A reference to a quote from William Shakespeare's play, Hamlet, act 3, scene 2. The idiom, as used here, signifies that when someone strongly denies a fact or event, in advance, it appears to be an effort by the person to ward off the suspicion of others, if and when that fact or event is later discovered to have occurred. Protest too much, Cambridge Dictionary, https://dictionary.cambridge.org/us/dictionary/ english/protest-too-much (last visited Mar. 21, 2023); see also Me thinks the lady doth protest too much, Oxford Reference, https://www.oxfordreference.com/display/10.1093/acref/9780199567454.001.0001 /acref-9780199567454-e-1217;jsessionid=6AB0DDFB1702550963DF1F61BC31B2CB (last visited Mar. 21, 2023).
Taken together, as is the jury's prerogative, the death of the victim and reasonable inferences therefrom would be strong circumstantial evidence of Appellant's intentional deceptiveness and guilt. We cannot hold, under these circumstances, that Appellant's eighteen-year sentence was grossly disproportionate to the offense for which he was convicted.
Appellant provides no evidence that compares his sentence to that of others in the same jurisdiction that have been convicted under Section 550.021(c)(1)(A).

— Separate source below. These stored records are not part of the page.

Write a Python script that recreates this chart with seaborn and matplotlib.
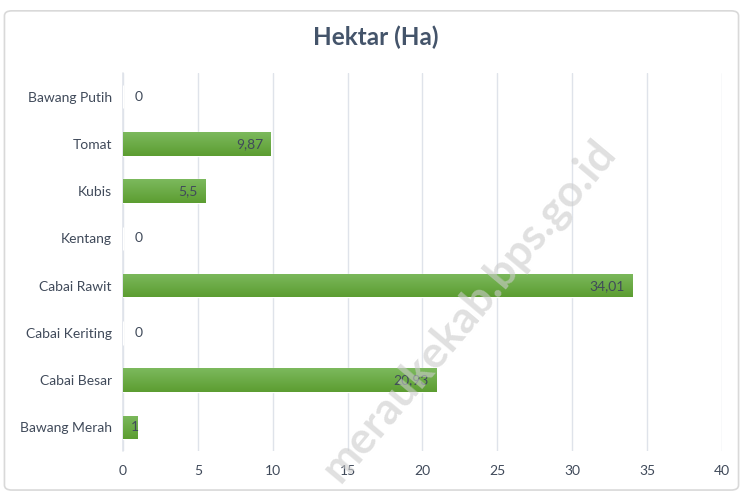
import matplotlib
matplotlib.use("Agg")
import matplotlib.pyplot as plt
import seaborn as sns
import numpy as np
import pandas as pd
from matplotlib.patches import FancyBboxPatch
from matplotlib.colors import LinearSegmentedColormap

categories = ["Bawang Putih", "Tomat", "Kubis", "Kentang", "Cabai Rawit",
              "Cabai Keriting", "Cabai Besar", "Bawang Merah"]
values = [0, 9.87, 5.5, 0, 34.01, 0, 20.93, 1]
value_labels = ["0", "9,87", "5,5", "0", "34,01", "0", "20,93", "1"]
xticks = [0, 5, 10, 15, 20, 25, 30, 35, 40]

sns.set_theme(style="white")
plt.rcParams['font.family'] = ['Lato', 'DejaVu Sans']

df = pd.DataFrame({"cat": categories, "val": values})

fig = plt.figure(figsize=(7.43, 4.93), dpi=100)
ax = fig.add_axes([0.1655, 0.085, 0.806, 0.767])

sns.barplot(data=df, y="cat", x="val", orient="h", color="#6aab45",
            width=0.5, ax=ax, saturation=1)

# gradient fill for bars
grad = np.linspace(0, 1, 64).reshape(-1, 1)
cmap = LinearSegmentedColormap.from_list("g", ["#7cb95d", "#5c9d31"])
for p in ax.patches:
    x0, y0 = p.get_x(), p.get_y()
    w, h = p.get_width(), p.get_height()
    if w <= 0:
        continue
    im = ax.imshow(grad, extent=[x0, x0 + w, y0 + h, y0], cmap=cmap,
                   aspect="auto", zorder=p.get_zorder() + 0.1)
    im.set_clip_path(p)

ax.set_xlim(0, 40)
ax.set_ylim(len(categories) - 0.5, -0.5)
ax.set_xticks(xticks)
ax.set_xticklabels([str(t) for t in xticks])
ax.set_xlabel("")
ax.set_ylabel("")
ax.grid(axis="x", color="#dfe3ea", linewidth=1)
ax.axvline(0, color="#dfe3ea", linewidth=1.2, zorder=0.5, clip_on=False)
ax.set_axisbelow(True)
for s in ax.spines.values():
    s.set_visible(False)
ax.tick_params(axis="both", length=0, labelsize=10, colors="#404a5a", pad=8)
ax.tick_params(axis="x", pad=10)

for i, (v, lab) in enumerate(zip(values, value_labels)):
    if v == 0:
        ax.text(0.75, i, lab, va="center", ha="left", fontsize=10, color="#404a5a", zorder=5)
    elif v < 2:
        ax.text(v + 0.05, i, lab, va="center", ha="right", fontsize=10, color="#404a5a", zorder=5)
    else:
        ax.text(v - 0.5, i, lab, va="center", ha="right", fontsize=10, color="#404a5a", zorder=5)

fig.text(0.506, 0.925, "Hektar (Ha)", ha="center", va="center", fontsize=17.5,
         fontweight="bold", color="#44546a")

# watermark
fig.text(0.63, 0.37, "meraukekab.bps.go.id", ha="center", va="center", fontsize=32,
         fontweight="bold", color="#cccccc", alpha=0.6, rotation=50, zorder=10)

# border
border = FancyBboxPatch((0.006, 0.006), 0.988, 0.972, boxstyle="round,pad=0,rounding_size=0.01",
                        transform=fig.transFigure, fill=False, edgecolor="#d9d9d9",
                        linewidth=1.2)
fig.patches.append(border)

fig.savefig("out.png", dpi=100)
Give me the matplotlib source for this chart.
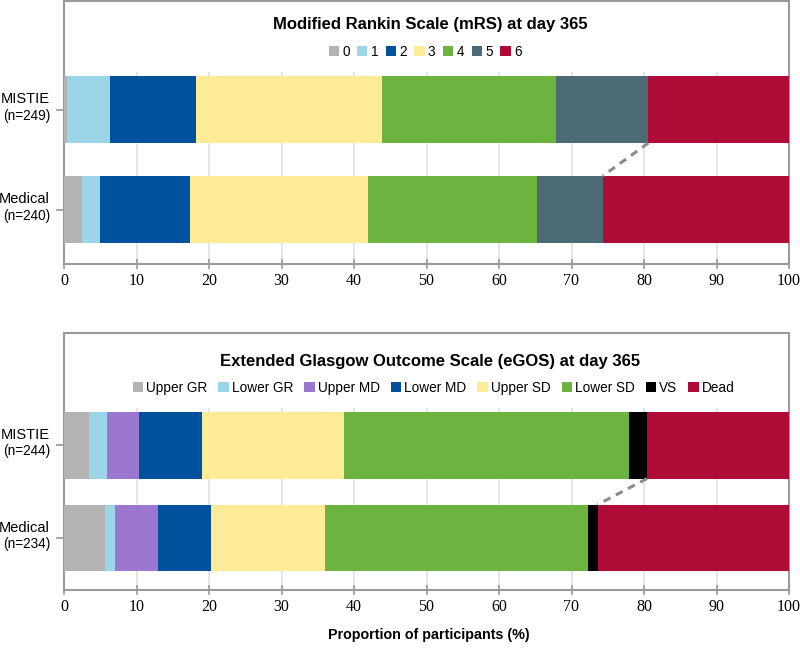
import numpy as np
import matplotlib
matplotlib.use("Agg")
import matplotlib.pyplot as plt
from matplotlib.patches import Patch

plt.rcParams["font.family"] = ["Liberation Sans", "DejaVu Sans"]

groups = ["MISTIE", "Medical"]

mrs_title = "Modified Rankin Scale (mRS) at day 365"
mrs_cats = ["0", "1", "2", "3", "4", "5", "6"]
mrs_n = [249, 240]
mrs_mistie = [0.4, 5.9, 11.9, 25.6, 24.1, 12.7, 19.4]
mrs_medical = [2.5, 2.4, 12.5, 24.5, 23.3, 9.1, 25.7]
mrs_colors = ["#b3b3b3", "#9dd5e8", "#00529c", "#feeb98", "#6db33f", "#4d6b75", "#b00a37"]

egos_title = "Extended Glasgow Outcome Scale (eGOS) at day 365"
egos_cats = ["Upper GR", "Lower GR", "Upper MD", "Lower MD", "Upper SD", "Lower SD", "VS", "Dead"]
egos_n = [244, 234]
egos_mistie = [3.4, 2.5, 4.4, 8.7, 19.6, 39.3, 2.5, 19.6]
egos_medical = [5.7, 1.3, 6.0, 7.3, 15.7, 36.3, 1.3, 26.4]
egos_colors = ["#b3b3b3", "#9dd5e8", "#9b77cf", "#00529c", "#feeb98", "#6db33f", "#000000", "#b00a37"]

FRAME = "#9a9a9a"


def draw_panel(ax, title, cats, colors, rows, ns, bar_h, ylim, grid_top,
               title_y, leg_y, leg_x, colspacing):
    data = np.array(rows)
    left = np.zeros(len(rows))
    ypos = np.arange(len(rows))
    for j, cat in enumerate(cats):
        ax.barh(ypos, data[:, j], left=left, height=bar_h, color=colors[j],
                linewidth=0, zorder=3)
        left += data[:, j]

    # dashed connector at the start of the last (death) category
    starts = data[:, :-1].sum(axis=1)
    ax.plot([starts[0], starts[1]], [ypos[0] + bar_h / 2, ypos[1] - bar_h / 2],
            color="#8a8a8a", ls=(0, (2.5, 2)), lw=2.2, zorder=4)

    ticks = np.arange(0, 101, 10)
    ax.vlines(ticks[1:-1], grid_top, ylim[0], color="#e3e3e3", lw=1.3, zorder=1)
    ax.set_xlim(0, 100)
    ax.set_ylim(*ylim)
    ax.set_xticks(ticks)
    ax.set_yticks(ypos)
    ax.set_yticklabels([])
    for lab in ax.get_xticklabels():
        lab.set_fontfamily("Liberation Serif")
        lab.set_fontsize(11.5)
    ax.tick_params(axis="x", direction="inout", length=7, color=FRAME, width=1.2, pad=3)
    ax.tick_params(axis="y", direction="out", length=6, color=FRAME, width=1.2)
    for s in ax.spines.values():
        s.set_color(FRAME)
        s.set_linewidth(1.5)

    for y, g, n in zip(ypos, groups, ns):
        ax.annotate(g, (0, y), xycoords=("axes fraction", "data"), xytext=(-10, 7.5),
                    textcoords="offset points", ha="right", va="center", fontsize=10.5)
        ax.annotate(f"(n={n})", (0, y), xycoords=("axes fraction", "data"), xytext=(-10, -4.5),
                    textcoords="offset points", ha="right", va="center", fontsize=9.8)

    ax.text(0.505, title_y, title, transform=ax.transAxes, ha="center", va="center",
            fontsize=12, fontweight="bold")
    handles = [Patch(facecolor=c, edgecolor="none") for c in colors]
    ax.legend(handles, cats, loc="center", bbox_to_anchor=(leg_x, leg_y), ncol=len(cats),
              frameon=False, fontsize=9.8, handlelength=0.75, handleheight=0.75,
              handletextpad=0.25, columnspacing=colspacing, borderpad=0)


fig = plt.figure(figsize=(8, 6.5), dpi=100)
ax1 = fig.add_axes([0.08, 1 - 264 / 650, 0.90625, 263 / 650])
ax2 = fig.add_axes([0.08, 1 - 590 / 650, 0.90625, 257 / 650])

draw_panel(ax1, mrs_title, mrs_cats, mrs_colors, [mrs_mistie, mrs_medical], mrs_n,
           bar_h=0.67, ylim=(1.545, -1.085), grid_top=-0.375,
           title_y=0.911, leg_y=0.806, leg_x=0.498, colspacing=0.55)
draw_panel(ax2, egos_title, egos_cats, egos_colors, [egos_mistie, egos_medical], egos_n,
           bar_h=0.72, ylim=(1.56, -1.209), grid_top=-0.40,
           title_y=0.888, leg_y=0.787, leg_x=0.51, colspacing=0.8)

fig.text(0.536, 1 - 635 / 650, "Proportion of participants (%)", ha="center", va="center",
         fontsize=10.3, fontweight="bold")

fig.savefig("out.png", dpi=100)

Because we have already concluded that his sentence is not grossly disproportionate to the offense he committed, even if Appellant had provided comparative convictions, we need not contrast his sentence to that of others. See Simpson, 488 S.W.3d at 323. Appellant has not demonstrated a cruel or unusual punishment assessed, under the circumstances. We, therefore, find no violation of the Eighth Amendment, and we overrule Appellant's second issue.
This Court's Ruling
We affirm the judgment of the trial court.